Oleh karena semua telah diatur, pasangan dan anak tidak bebas berkreasi dan memunculkan gagasan secara spontan. (2) Sikap dominan dapat melemahkan kemandirian dan malah

mengokohkan kebergantungan. (3) Sikap dominan dapat melahirkan pemberontakan. Pasangan dan anak yang tidak nyaman dengan sikap kita yang dominan akhirnya melawan dengan keras sebab

mereka tahu mereka tidak dapat meyakinkan kita untuk berubah pendapat dengan mudah.
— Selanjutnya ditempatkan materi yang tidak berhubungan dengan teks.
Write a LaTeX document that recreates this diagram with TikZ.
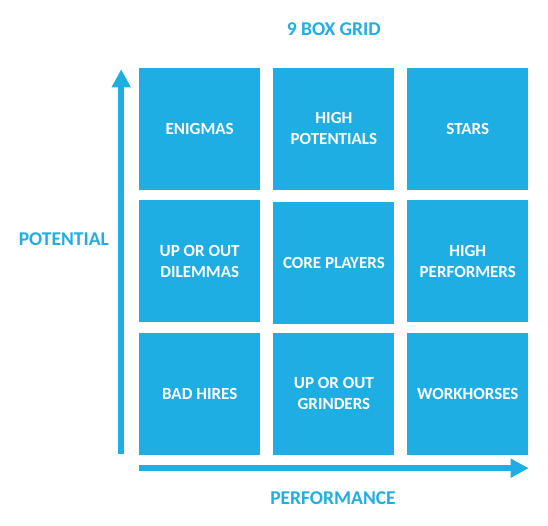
\documentclass[tikz,border=0pt]{standalone}
\usepackage{fontspec}
\setmainfont{Carlito}
\usetikzlibrary{arrows.meta}
\definecolor{gridblue}{HTML}{1FAEE3}

\begin{document}
\begin{tikzpicture}[
  x=1pt, y=-1pt,
  cell/.style={fill=gridblue, minimum width=121pt, minimum height=122pt, inner sep=0pt,
    align=center, text=white, font=\fontsize{17}{21}\selectfont\bfseries},
  axislabel/.style={text=gridblue, inner sep=0pt, font=\fontsize{19.5}{23}\selectfont\bfseries},
  axis/.style={draw=gridblue, line width=6pt, -{Triangle[length=18pt, width=18pt]}}
]
  \useasboundingbox (0,0) rectangle (548,525);
  \node[axislabel] (title) at (333.7,29) {9 BOX GRID};
  \node[cell] (enig) at (199.7,128.6) {ENIGMAS};
  \node[cell] (hipot) at (333.9,128.6) {HIGH\\POTENTIALS};
  \node[cell] (stars) at (467.8,128.6) {STARS};
  \node[cell] (upout) at (199.7,261) {UP OR OUT\\DILEMMAS};
  \node[cell] (core) at (333.9,262.5) {CORE PLAYERS};
  \node[cell] (hiperf) at (467.8,261) {HIGH\\PERFORMERS};
  \node[cell] (bad) at (199.7,393.5) {BAD HIRES};
  \node[cell] (grind) at (333.9,393.5) {UP OR OUT\\GRINDERS};
  \node[cell] (work) at (467.8,393.5) {WORKHORSES};
  \node[axislabel] (pot) at (63.8,238.7) {POTENTIAL};
  \node[axislabel] (perf) at (333,498) {PERFORMANCE};
  \coordinate (ybase) at (121.2,454.3);
  \coordinate (ytip) at (121.2,69.3);
  \coordinate (xbase) at (139.3,468.2);
  \coordinate (xtip) at (528.7,468.2);
  \draw[axis] (ybase) -- (ytip);
  \draw[axis] (xbase) -- (xtip);
\end{tikzpicture}
\end{document}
Setelah menyadari, baik dampak positif maupun negatif dari sikap dominan, jelas terlihat bahwa kita mesti menjaga agar sikap dominan tidak membuahkan akibat buruk. Tidak bisa tidak, kita harus mengendalikannya sehingga sikap dominan tidak menguasai kita dan orang di sekitar kita. Caranya sederhana:

• Kita harus lebih bersedia mendengarkan dan lebih terbuka untuk belajar atau berubah.

• Kendati kita beranggapan bahwa pendapat kita lebih baik daripada pendapat pasangan atau anak, biarkanlah. Tidak selalu pendapat kita mesti didengarkan.

• Mintalah maaf bila selama ini kita telah "menggilas" pendapat mereka. Ingatlah bahwa mengarahkan tidak sama dengan memaksakan.

Pada akhirnya ingatlah Firman Tuhan yang berkata, "Karena itu, sebagai orang-orang pilihan Allah yang dikuduskan dan dikasihi-Nya, kenakanlah belas kasihan, kemurahan, kerendahan hati, kelemahlembutan, dan kesabaran."